Incorporating greywater reuse can earn credits under LEED v4 (water efficiency category) and the Living Building Challenge. These certifications often provide marketing advantages and may qualify for zoning bonuses or expedited permitting. Review the U.S. Green Building Council’s guidelines for specific credit requirements.

Design Considerations for New Construction

Integrated Plumbing Layout

Plan a separate drain stack for greywater sources during the schematic design phase. This avoids costly retrofits and simplifies installation. Locate the treatment system near the collection points to minimize pipe runs and pumping needs.

Sizing the System

Calculate daily greywater generation based on fixture counts and occupancy. A typical home produces 50–80 gallons per person per day from showers and sinks. Oversizing increases cost; undersizing limits savings. Use historical water use data from similar projects to fine-tune capacity.

Storage and Irrigation Requirements

If using greywater for irrigation, match storage volume to landscape water demand. In winter months when irrigation is minimal, excess water may need to be diverted to the sewer. Some systems include a diverter valve that can send water to the septic or municipal line when storage is full.

Treatment Technology Selection

Choose a system that balances upfront cost, maintenance frequency, and water quality. Membrane bioreactors offer high quality but are more expensive; packed-bed filters are simpler but require media replacement. Work with a certified installer to match the system to local water quality regulations and project scale.

Real-World Examples and Case Studies

Single-Family Home in Austin, Texas

A 2,500 sq ft home built in 2020 integrated a greywater system for toilet flushing and landscape irrigation. Installation cost was $6,200. Annual water savings of $480 resulted in a payback period of about 13 years. The homeowner reported no operational issues and enjoys a lower water bill.

Multi-Unit Residential Building in Portland, Oregon

A 12-unit apartment complex installed a packed-bed filtration system treating 1,000 gallons per day. The total project cost, including permits and engineering, was $28,000. With water rates at $9.50 per 1,000 gallons and high occupancy, annual savings reached $2,100, yielding a payback of 13.3 years.
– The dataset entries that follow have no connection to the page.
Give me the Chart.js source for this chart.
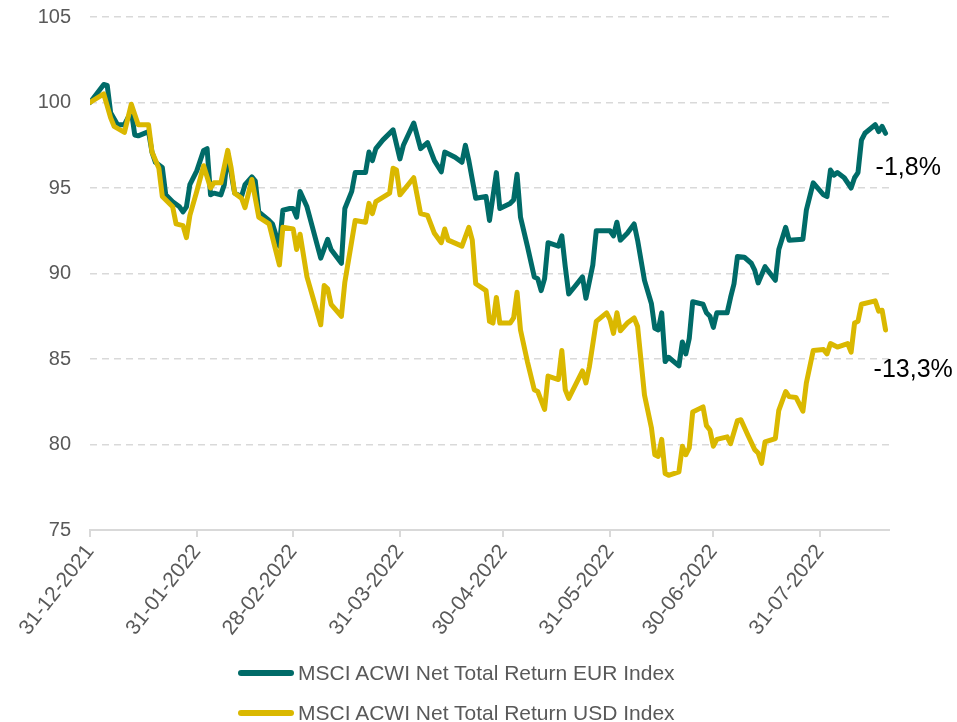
<!DOCTYPE html>
<html>
<head>
<meta charset="utf-8">
<script src="https://cdn.jsdelivr.net/npm/chart.js@4.4.1/dist/chart.umd.min.js"></script>
<style>
    html, body { margin: 0; padding: 0; background: #fff; overflow: hidden; }
    #wrap { position: relative; width: 957px; height: 722px; }
    #legend { position: absolute; left: 238px; top: 653px; font-family: "Liberation Sans", Arial, sans-serif; font-size: 21px; color: #595959; }
    .legend-row { display: flex; align-items: center; height: 40px; white-space: nowrap; }
    .legend-mark { width: 56px; height: 6px; border-radius: 3px; margin-right: 4px; }
</style>
</head>
<body>
<div id="wrap">
    <canvas id="chart" width="957" height="722"></canvas>
    <div id="legend"></div>
</div>
<script>
// days counted from 31-12-2021
const tickDays = [0, 31, 59, 90, 120, 151, 181, 212];
const tickLabels = ["31-12-2021", "31-01-2022", "28-02-2022", "31-03-2022", "30-04-2022", "31-05-2022", "30-06-2022", "31-07-2022"];

const eurDays = [0, 4, 5, 6, 8, 10, 12, 13, 14, 17, 18, 19, 21, 22, 24, 26, 27, 28, 29, 31,
    33, 34, 35, 36, 38, 39, 40, 42, 44, 45, 47, 48, 49, 52, 53, 55, 56, 58, 59, 60,
    61, 63, 67, 69, 70, 73, 74, 76, 77, 80, 81, 82, 83, 85, 88, 90, 91, 94, 96, 98,
    100, 102, 103, 106, 108, 109, 110, 112, 115, 116, 118, 119, 122, 123, 124, 125, 127, 129, 130, 131,
    132, 133, 136, 137, 138, 139, 141, 143, 144, 146, 147, 151, 152, 153, 154, 156, 158, 159, 161, 163,
    164, 165, 166, 167, 168, 171, 172, 173, 174, 175, 178, 179, 180, 181, 182, 185, 186, 187, 188, 190,
    192, 193, 194, 196, 199, 200, 202, 203, 207, 208, 210, 213, 214, 215, 216, 217, 219, 221, 222, 223,
    224, 225, 228, 229, 230, 231];
const eurValues = [100.0, 101.05, 101.0, 99.4, 98.7, 98.7, 99.5, 98.1, 98.05, 98.3, 97.1, 96.5, 96.2, 94.6, 94.2, 93.9, 93.6, 93.9, 95.2, 96.0,
    97.2, 97.3, 94.6, 94.7, 94.6, 95.2, 97.0, 94.7, 94.5, 95.2, 95.65, 95.4, 93.6, 93.1, 92.9, 91.6, 93.7, 93.8, 93.8, 93.3,
    94.8, 93.9, 90.9, 92.0, 91.4, 90.6, 93.8, 94.8, 95.9, 95.9, 97.1, 96.6, 97.3, 97.8, 98.4, 96.7, 97.5, 98.8, 97.3, 97.65,
    96.6, 95.95, 97.1, 96.8, 96.5, 97.5, 96.6, 94.4, 94.5, 93.1, 95.9, 93.8, 94.1, 94.3, 95.8, 93.3, 91.6, 89.8, 89.7, 89.0,
    89.7, 91.8, 91.6, 92.2, 90.4, 88.8, 89.3, 89.8, 88.55, 90.5, 92.5, 92.5, 92.2, 93.0, 91.95, 92.35, 92.9, 91.95, 89.6, 88.25,
    86.8, 86.7, 87.7, 84.85, 85.1, 84.6, 86.0, 85.3, 86.2, 88.35, 88.2, 87.7, 87.5, 86.85, 87.7, 87.7, 88.6, 89.4, 91.0, 90.95,
    90.6, 90.2, 89.45, 90.4, 89.6, 91.4, 92.7, 91.95, 92.0, 93.7, 95.3, 94.6, 94.5, 96.05, 95.75, 95.9, 95.6, 95.0, 95.6, 95.9,
    97.8, 98.2, 98.7, 98.3, 98.6, 98.2];

const usdDays = [0, 4, 6, 7, 10, 12, 14, 17, 18, 20, 21, 24, 25, 27, 28, 29, 31, 33, 35, 36,
    38, 40, 41, 42, 44, 45, 47, 49, 52, 54, 55, 56, 59, 60, 61, 63, 67, 68, 69, 70,
    73, 74, 76, 77, 80, 81, 82, 83, 87, 88, 89, 90, 94, 96, 98, 100, 102, 103, 104, 108,
    110, 111, 112, 115, 116, 117, 118, 119, 122, 123, 124, 125, 127, 129, 130, 132, 133, 136, 137, 138,
    139, 141, 143, 144, 145, 147, 150, 151, 152, 153, 154, 156, 158, 159, 161, 163, 164, 165, 166, 167,
    168, 171, 172, 173, 174, 175, 178, 179, 180, 181, 182, 185, 186, 188, 189, 191, 193, 194, 195, 196,
    199, 200, 202, 203, 205, 207, 208, 210, 213, 214, 215, 217, 220, 221, 222, 223, 224, 228, 229, 230,
    231];
const usdValues = [100.0, 100.5, 99.1, 98.6, 98.25, 99.9, 98.7, 98.7, 97.1, 96.15, 94.5, 93.9, 92.9, 92.8, 92.1, 93.4, 94.8, 96.3, 95.0, 95.3,
    95.3, 97.2, 96.15, 94.7, 94.4, 93.85, 95.5, 93.3, 92.9, 91.3, 90.5, 92.7, 92.6, 91.4, 92.3, 89.8, 87.0, 89.3, 89.1, 88.2,
    87.5, 89.5, 91.9, 93.1, 93.0, 94.1, 93.5, 94.2, 94.7, 96.15, 96.05, 94.6, 95.6, 93.5, 93.4, 92.35, 91.8, 92.6, 91.95, 91.6,
    92.7, 91.95, 89.4, 89.0, 87.2, 87.1, 88.6, 87.1, 87.1, 87.4, 88.9, 86.7, 84.85, 83.2, 83.1, 82.05, 84.0, 83.8, 85.5, 83.2,
    82.7, 83.5, 84.3, 83.6, 84.55, 87.2, 87.7, 87.3, 86.5, 87.7, 86.65, 87.1, 87.4, 86.9, 82.9, 81.0, 79.4, 79.3, 80.3, 78.3,
    78.2, 78.4, 79.9, 79.4, 79.8, 81.9, 82.2, 81.1, 80.85, 79.9, 80.3, 80.45, 80.05, 81.4, 81.45, 80.55, 79.7, 79.5, 78.9, 80.15,
    80.35, 82.0, 83.1, 82.8, 82.75, 81.95, 83.6, 85.5, 85.55, 85.3, 85.9, 85.7, 85.9, 85.4, 87.1, 87.2, 88.2, 88.4, 87.8, 87.85,
    86.7];

const seriesNames = ["MSCI ACWI Net Total Return EUR Index", "MSCI ACWI Net Total Return USD Index"];
const seriesColors = ["#006b68", "#dab800"];
const endLabels = ["-1,8%", "-13,3%"];

const FONT = '"Liberation Sans", Arial, sans-serif';

function toPoints(days, values) {
    return days.map((d, i) => ({ x: d, y: values[i] }));
}

// percentage labels next to the last point of each line
const endLabelPlugin = {
    id: "endLabels",
    afterDatasetsDraw(chart) {
        const { ctx } = chart;
        const xs = chart.scales.x, ys = chart.scales.y;
        const offsets = [[-10, 35], [-12, 40]];
        ctx.save();
        ctx.font = "25px " + FONT;
        ctx.fillStyle = "#000";
        ctx.textBaseline = "middle";
        chart.data.datasets.forEach((ds, i) => {
            const last = ds.data[ds.data.length - 1];
            ctx.fillText(endLabels[i], xs.getPixelForValue(last.x) + offsets[i][0], ys.getPixelForValue(last.y) + offsets[i][1]);
        });
        ctx.restore();
    }
};

const chart = new Chart(document.getElementById("chart"), {
    type: "line",
    data: {
        datasets: [
            {
                label: seriesNames[0],
                data: toPoints(eurDays, eurValues),
                borderColor: seriesColors[0],
                backgroundColor: seriesColors[0],
                borderWidth: 5,
                pointRadius: 0,
                tension: 0,
                borderJoinStyle: "round",
                borderCapStyle: "round",
                order: 1
            },
            {
                label: seriesNames[1],
                data: toPoints(usdDays, usdValues),
                borderColor: seriesColors[1],
                backgroundColor: seriesColors[1],
                borderWidth: 5,
                pointRadius: 0,
                tension: 0,
                borderJoinStyle: "round",
                borderCapStyle: "round",
                order: 0
            }
        ]
    },
    options: {
        responsive: false,
        animation: false,
        devicePixelRatio: 1,
        layout: { padding: { left: 0, right: 68, top: 0, bottom: 0 } },
        plugins: {
            legend: { display: false },
            tooltip: { enabled: false }
        },
        scales: {
            x: {
                type: "linear",
                min: 0,
                max: 232,
                afterBuildTicks: (scale) => {
                    scale.ticks = tickDays.map(v => ({ value: v }));
                },
                // fixed room for the slanted date labels and the legend below
                afterFit: (scale) => {
                    scale.paddingLeft = 90;
                    scale.height = 192;
                },
                grid: { drawOnChartArea: false, drawTicks: true, tickLength: 7, color: "#d9d9d9", lineWidth: 2 },
                border: { display: true, color: "#d9d9d9", width: 2 },
                ticks: {
                    autoSkip: false,
                    minRotation: 52,
                    maxRotation: 52,
                    padding: 3,
                    color: "#595959",
                    font: { family: FONT, size: 21 },
                    callback: (value) => tickLabels[tickDays.indexOf(value)]
                }
            },
            y: {
                min: 75,
                max: 105,
                afterFit: (scale) => {
                    scale.paddingTop = 17;
                },
                grid: { color: "#d9d9d9", lineWidth: 1.5, drawTicks: false },
                border: { display: false, dash: [7, 5] },
                ticks: {
                    stepSize: 5,
                    padding: 19,
                    color: "#595959",
                    font: { family: FONT, size: 20 }
                }
            }
        }
    },
    plugins: [endLabelPlugin]
});

// legend below the chart, one series per row
const legendEl = document.getElementById("legend");
chart.data.datasets.forEach((ds) => {
    const row = document.createElement("div");
    row.className = "legend-row";
    row.innerHTML = `<span class="legend-mark" style="background:${ds.borderColor}"></span><span>${ds.label}</span>`;
    legendEl.appendChild(row);
});
</script>
</body>
</html>
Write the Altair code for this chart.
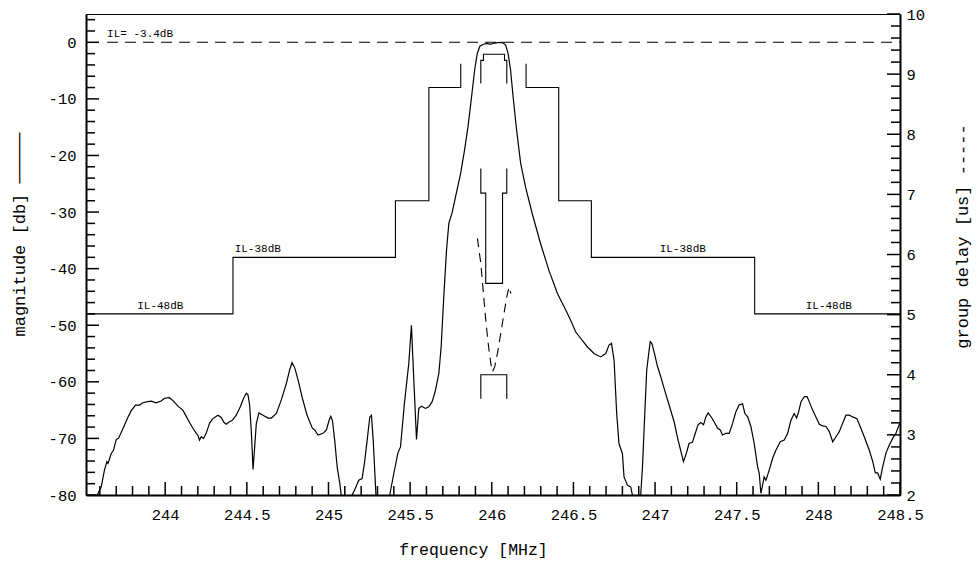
import altair as alt
import pandas as pd

# ---------------- data ----------------
freq_mhz = [243.570, 243.587, 243.608, 243.628, 243.643, 243.650, 243.669, 243.683, 243.700, 243.714,
            243.741, 243.771, 243.792, 243.818, 243.843, 243.863, 243.894, 243.914, 243.945, 243.975,
            243.996, 244.026, 244.051, 244.078, 244.108, 244.129, 244.149, 244.170, 244.190, 244.200,
            244.210, 244.221, 244.235, 244.251, 244.272, 244.292, 244.323, 244.343, 244.358, 244.374,
            244.391, 244.411, 244.435, 244.460, 244.480, 244.497, 244.507, 244.517, 244.527, 244.538,
            244.548, 244.558, 244.574, 244.599, 244.630, 244.650, 244.681, 244.711, 244.742, 244.762,
            244.777, 244.793, 244.814, 244.840, 244.869, 244.901, 244.916, 244.936, 244.967, 244.987,
            245.004, 245.014, 245.024, 245.038, 245.053, 245.069, 245.090, 245.135, 245.145, 245.165,
            245.185, 245.206, 245.220, 245.237, 245.253, 245.263, 245.274, 245.284, 245.296, 245.370,
            245.375, 245.400, 245.425, 245.441, 245.465, 245.492, 245.508, 245.520, 245.539, 245.553,
            245.570, 245.594, 245.614, 245.635, 245.655, 245.676, 245.690, 245.706, 245.723, 245.737,
            245.758, 245.778, 245.809, 245.833, 245.854, 245.874, 245.895, 245.911, 245.927, 245.948,
            245.972, 245.990, 246.003, 246.034, 246.064, 246.085, 246.100, 246.115, 246.131, 246.152,
            246.177, 246.207, 246.248, 246.299, 246.350, 246.402, 246.453, 246.483, 246.514, 246.544,
            246.585, 246.626, 246.667, 246.698, 246.718, 246.733, 246.749, 246.765, 246.779, 246.800,
            246.810, 246.831, 246.851, 246.865, 246.875, 246.905, 246.912, 246.923, 246.937, 246.949,
            246.970, 246.980, 246.994, 247.015, 247.035, 247.059, 247.086, 247.117, 247.141, 247.174,
            247.192, 247.208, 247.229, 247.243, 247.263, 247.280, 247.297, 247.311, 247.325, 247.346,
            247.362, 247.383, 247.399, 247.413, 247.434, 247.454, 247.475, 247.495, 247.515, 247.536,
            247.550, 247.567, 247.587, 247.607, 247.628, 247.638, 247.648, 247.658, 247.668, 247.679,
            247.699, 247.720, 247.740, 247.767, 247.791, 247.812, 247.832, 247.852, 247.867, 247.879,
            247.894, 247.914, 247.931, 247.944, 247.965, 247.985, 248.006, 248.026, 248.047, 248.067,
            248.088, 248.108, 248.128, 248.149, 248.169, 248.190, 248.210, 248.236, 248.256, 248.281,
            248.312, 248.333, 248.349, 248.363, 248.379, 248.394, 248.414, 248.434, 248.455, 248.475,
            248.495, 248.500]
mag_db = [-83.0, -79.8, -78.6, -75.6, -74.1, -74.4, -72.7, -72.1, -70.2, -70.0,
          -68.3, -66.3, -65.1, -64.1, -64.1, -63.7, -63.5, -63.4, -63.7, -63.4,
          -62.9, -62.8, -63.4, -64.3, -65.0, -66.1, -67.2, -68.2, -69.1, -69.4,
          -70.3, -69.7, -70.0, -69.1, -67.3, -66.5, -65.9, -66.3, -67.1, -67.5,
          -67.1, -66.8, -65.9, -64.4, -62.9, -62.0, -62.3, -64.1, -68.5, -75.5,
          -71.5, -67.4, -65.5, -65.9, -66.4, -66.4, -65.6, -63.2, -60.3, -57.9,
          -56.6, -57.5, -59.7, -62.9, -65.9, -68.2, -68.5, -69.4, -69.1, -68.5,
          -66.8, -66.1, -66.8, -70.3, -75.0, -77.9, -83.0, -83.0, -80.0, -78.8,
          -77.4, -77.1, -74.4, -70.3, -66.2, -65.9, -70.3, -76.2, -83.0, -83.0,
          -80.0, -76.2, -72.6, -71.5, -63.8, -56.7, -50.0, -58.0, -70.2, -64.7,
          -64.3, -64.7, -64.4, -63.5, -61.5, -58.5, -53.8, -45.0, -36.7, -32.0,
          -30.0, -27.3, -23.2, -19.1, -15.0, -10.2, -4.9, -2.0, -0.7, -0.35,
          -0.2, -0.35, -0.25, -0.05, 0.0, -0.5, -2.0, -4.9, -9.7, -15.5,
          -21.4, -25.6, -30.3, -35.6, -40.3, -44.4, -47.3, -49.1, -51.2, -52.3,
          -53.8, -55.0, -55.6, -55.0, -53.5, -53.2, -56.2, -65.6, -70.9, -72.7,
          -76.8, -78.3, -78.6, -80.5, -83.0, -83.0, -80.0, -75.0, -65.6, -57.9,
          -52.9, -53.2, -54.7, -57.3, -59.1, -61.5, -64.1, -67.1, -70.3, -74.1,
          -72.6, -70.9, -70.7, -69.4, -67.6, -67.2, -67.6, -66.2, -65.5, -66.3,
          -67.1, -68.2, -68.5, -69.4, -69.1, -69.1, -67.3, -65.3, -64.1, -63.9,
          -65.6, -66.2, -67.9, -70.9, -75.0, -76.2, -79.7, -78.3, -76.8, -77.4,
          -75.6, -73.5, -72.1, -70.6, -70.3, -69.1, -66.8, -65.6, -66.4, -65.3,
          -63.5, -62.6, -62.6, -63.5, -65.0, -66.2, -67.5, -67.8, -67.9, -68.8,
          -70.6, -69.7, -68.8, -67.3, -65.9, -65.9, -66.2, -66.5, -67.9, -69.7,
          -72.1, -74.1, -76.1, -76.1, -77.2, -75.0, -72.6, -71.2, -70.0, -69.1,
          -67.6, -67.3]

# magnitude masks (dB): left stopband, right stopband, passband
maskL_f = [243.515, 244.415, 244.415, 245.41, 245.41, 245.615, 245.615, 245.81, 245.81]
maskL_db = [-48, -48, -38, -38, -28, -28, -8, -8, -3.8]
maskR_f = [246.21, 246.21, 246.41, 246.41, 246.61, 246.61, 247.61, 247.61, 248.5]
maskR_db = [-3.8, -8, -8, -28, -28, -38, -38, -48, -48]
maskP_f = [245.933, 245.933, 245.949, 245.949, 246.078, 246.078, 246.092, 246.092]
maskP_db = [-7.3, -3.2, -3.2, -2.1, -2.1, -3.2, -3.2, -7.3]

# group delay masks (us)
gdU_f = [245.933, 245.933, 245.963, 245.963, 246.066, 246.066, 246.092, 246.092]
gdU_us = [7.43, 7.02, 7.02, 5.52, 5.52, 7.02, 7.02, 7.43]
gdL_f = [245.933, 245.933, 246.092, 246.092]
gdL_us = [3.6, 4.0, 4.0, 3.6]

# group delay curve (us)
gd_f = [245.912, 245.933, 245.949, 245.963, 245.978, 245.994, 246.004, 246.018, 246.035,
        246.055, 246.075, 246.092, 246.106, 246.117]
gd_us = [6.27, 5.85, 5.35, 4.91, 4.52, 4.19, 4.05, 4.13, 4.36, 4.69, 5.02, 5.30, 5.46, 5.35]

# insertion loss reference line and annotations
il_line_f = [243.644, 248.5]
il_line_db = [0, 0]
il_text = ["IL= -3.4dB"]
il_text_f = [243.644]
il_text_db = [0]
lvl_text = ["IL-48dB", "IL-38dB", "IL-38dB", "IL-48dB"]
lvl_text_f = [243.97, 244.567, 247.17, 248.064]
lvl_text_db = [-48, -38, -38, -48]

# axis tick values
x_major = [244.0, 244.5, 245.0, 245.5, 246.0, 246.5, 247.0, 247.5, 248.0, 248.5]
x_minor = [round(243.6 + 0.1 * i, 1) for i in range(49)]
x_minor = [v for v in x_minor if v not in x_major]
y_major = [-80, -70, -60, -50, -40, -30, -20, -10, 0]
y_minor = [v for v in range(-78, 5, 2) if v % 10 != 0]
r_major = [2, 3, 4, 5, 6, 7, 8, 9, 10]
r_minor = [round(2 + 0.2 * i, 1) for i in range(1, 40)]
r_minor = [v for v in r_minor if abs(v - round(v)) > 1e-6]

# ---------------- chart ----------------
W, H = 814, 481
FONT = "Liberation Mono"
xs = alt.Scale(domain=[243.515, 248.5], nice=False, zero=False)
ys = alt.Scale(domain=[-80, 5], nice=False, zero=False)
rs = alt.Scale(domain=[2, 10], nice=False, zero=False)

def seg_df(segs):
    rows = []
    for sid, (fs, vs) in enumerate(segs):
        for i, (f, v) in enumerate(zip(fs, vs)):
            rows.append({"f": f, "v": v, "seg": sid, "o": i})
    return pd.DataFrame(rows)

mask_df = seg_df([(maskL_f, maskL_db), (maskR_f, maskR_db), (maskP_f, maskP_db)])
gdmask_df = seg_df([(gdU_f, gdU_us), (gdL_f, gdL_us)])
curve_df = pd.DataFrame({"f": freq_mhz, "v": mag_db})
gd_df = pd.DataFrame({"f": gd_f, "v": gd_us})
il_df = pd.DataFrame({"f": il_line_f, "v": il_line_db})
ilt_df = pd.DataFrame({"f": il_text_f, "v": il_text_db, "t": il_text})
lvl_df = pd.DataFrame({"f": lvl_text_f, "v": lvl_text_db, "t": lvl_text})

x_axis = alt.Axis(values=x_major, format=".1~f", ticks=False, tickSize=0, grid=False,
                  domainColor="black", domainWidth=2, labelFont=FONT, labelFontSize=15.5,
                  labelColor="black", labelPadding=12, labelFlush=False, labelOverlap=False,
                  title="frequency [MHz]", titleFont=FONT, titleFontSize=16.5,
                  titleFontWeight="normal", titleColor="black", titleX=387, titleY=54,
                  titleAlign="center", titleBaseline="middle")
y_axis = alt.Axis(values=y_major, labelExpr="datum.value < 0 ? '-' + (-datum.value) : '' + datum.value",
                  ticks=False, tickSize=0, grid=False, domainColor="black", domainWidth=2,
                  labelFont=FONT, labelFontSize=15.5, labelColor="black", labelPadding=10,
                  labelOverlap=False, labelFlush=False,
                  title="magnitude [db]   \u2500\u2500\u2500\u2500\u2500", titleFont=FONT, titleFontSize=17,
                  titleFontWeight="normal", titleColor="black", titleAngle=270, titleX=-67, titleY=220,
                  titleAlign="center", titleBaseline="middle")
r_axis = alt.Axis(values=r_major, format="d", orient="right", ticks=False, tickSize=0, grid=False,
                  domainColor="black", domainWidth=2, labelFont=FONT, labelFontSize=15.5,
                  labelColor="black", labelPadding=6, labelOverlap=False, labelFlush=False,
                  title="group delay [us]   -----", titleFont=FONT, titleFontSize=17,
                  titleFontWeight="normal", titleColor="black", titleAngle=270, titleX=62, titleY=222,
                  titleAlign="center", titleBaseline="middle")

XE = lambda: alt.X("f:Q", scale=xs, axis=x_axis)
YE = lambda: alt.Y("v:Q", scale=ys, axis=y_axis)
RE = lambda: alt.Y("v:Q", scale=rs, axis=r_axis)

curve = alt.Chart(curve_df).mark_line(color="black", strokeWidth=1.2, clip=True).encode(x=XE(), y=YE())
masks = alt.Chart(mask_df).mark_line(color="black", strokeWidth=1.1, clip=True).encode(
    x=XE(), y=YE(), detail="seg:N", order="o:Q")
il_line = alt.Chart(il_df).mark_line(color="black", strokeWidth=1.1, strokeDash=[11, 7]).encode(
    x=XE(), y=YE())
il_txt = alt.Chart(ilt_df).mark_text(font=FONT, fontSize=11, align="left", baseline="bottom",
                                     dy=-3, color="black").encode(x=XE(), y=YE(), text="t:N")
lvl_txt = alt.Chart(lvl_df).mark_text(font=FONT, fontSize=11, align="center", baseline="bottom",
                                      dy=-3, color="black").encode(x=XE(), y=YE(), text="t:N")

xmaj = alt.Chart(pd.DataFrame({"f": x_major})).mark_rule(color="black", strokeWidth=1.5).encode(
    x=XE(), y=alt.value(H), y2=alt.value(H - 13))
xmin = alt.Chart(pd.DataFrame({"f": x_minor})).mark_rule(color="black", strokeWidth=1.5).encode(
    x=XE(), y=alt.value(H), y2=alt.value(H - 9))
ymaj = alt.Chart(pd.DataFrame({"v": y_major})).mark_rule(color="black", strokeWidth=1.5).encode(
    y=YE(), x=alt.value(0), x2=alt.value(13))
ymin = alt.Chart(pd.DataFrame({"v": y_minor})).mark_rule(color="black", strokeWidth=1.5).encode(
    y=YE(), x=alt.value(0), x2=alt.value(9))

left = alt.layer(curve, masks, il_line, il_txt, lvl_txt, xmaj, xmin, ymaj, ymin)

gd_curve = alt.Chart(gd_df).mark_line(color="black", strokeWidth=1.1, strokeDash=[9, 6]).encode(
    x=XE(), y=RE())
gd_mask = alt.Chart(gdmask_df).mark_line(color="black", strokeWidth=1.1).encode(
    x=XE(), y=RE(), detail="seg:N", order="o:Q")
rmaj = alt.Chart(pd.DataFrame({"v": r_major})).mark_rule(color="black", strokeWidth=1.5).encode(
    y=RE(), x=alt.value(W - 13), x2=alt.value(W))
rmin = alt.Chart(pd.DataFrame({"v": r_minor})).mark_rule(color="black", strokeWidth=1.5).encode(
    y=RE(), x=alt.value(W - 9), x2=alt.value(W))

right = alt.layer(gd_curve, gd_mask, rmaj, rmin)

chart = alt.layer(left, right).resolve_scale(y="independent").properties(
    width=W, height=H,
    autosize=alt.AutoSizeParams(type="none"),
    padding={"left": 78, "top": 6, "right": 72, "bottom": 68},
    background="white",
).configure_view(stroke="black", strokeWidth=1)

chart.save("out.html", embed_options={"renderer": "svg", "actions": False})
The building also earned two LEED points.

These examples, while requiring upfront capital, demonstrate that greywater systems function reliably and deliver consistent returns over time.

Challenges and Limitations

Initial Cost Hurdle

The primary barrier to adoption is the perception of high initial cost. For many builders, the added expense means a longer break-even compared to other energy-efficiency upgrades. However, when factoring in incentives and rising water rates, the investment becomes more attractive.

Maintenance Responsibility

Homeowners or facility managers must be educated on proper operation. Simple tasks like cleaning filters and avoiding harsh chemicals (e.g., bleach, fabric softeners) are critical. Without a maintenance plan, systems can fail and lead to odors or clogs.

Regulatory Complexity

Permitting can be a drawn-out process, especially in areas with limited precedent. Engage with local officials early, and consider hiring a consultant familiar with greywater regulations. Some jurisdictions now offer streamlined permitting for residential systems, which can help.

Public Perception and Hygiene Concerns

Some occupants or neighbors may be wary of reusing “waste” water. Clear communication about the treatment process, safety standards, and water quality testing can alleviate these concerns. Well-designed systems require minimal user interaction and pose no health risk when properly installed.

Conclusion

Installing a greywater system in new construction offers a favorable cost-benefit profile when considered over the building’s lifetime. The initial investment, typically $3,000–$30,000 depending on scale, is offset by 30–50% reductions in water bills, increased property value, and potential rebates. Environmental gains – lower energy use, reduced strain on municipal infrastructure, and enhanced drought resilience – further strengthen the case. Success depends on selecting the right system, navigating local regulations, and committing to basic maintenance. For builders, developers, and homeowners aiming for net-zero water or green certifications, greywater recycling is not just a trend but a sound, long-term investment. To get started, review the WaterReuse Association’s resources and consult with a licensed plumbing engineer experienced in sustainable design.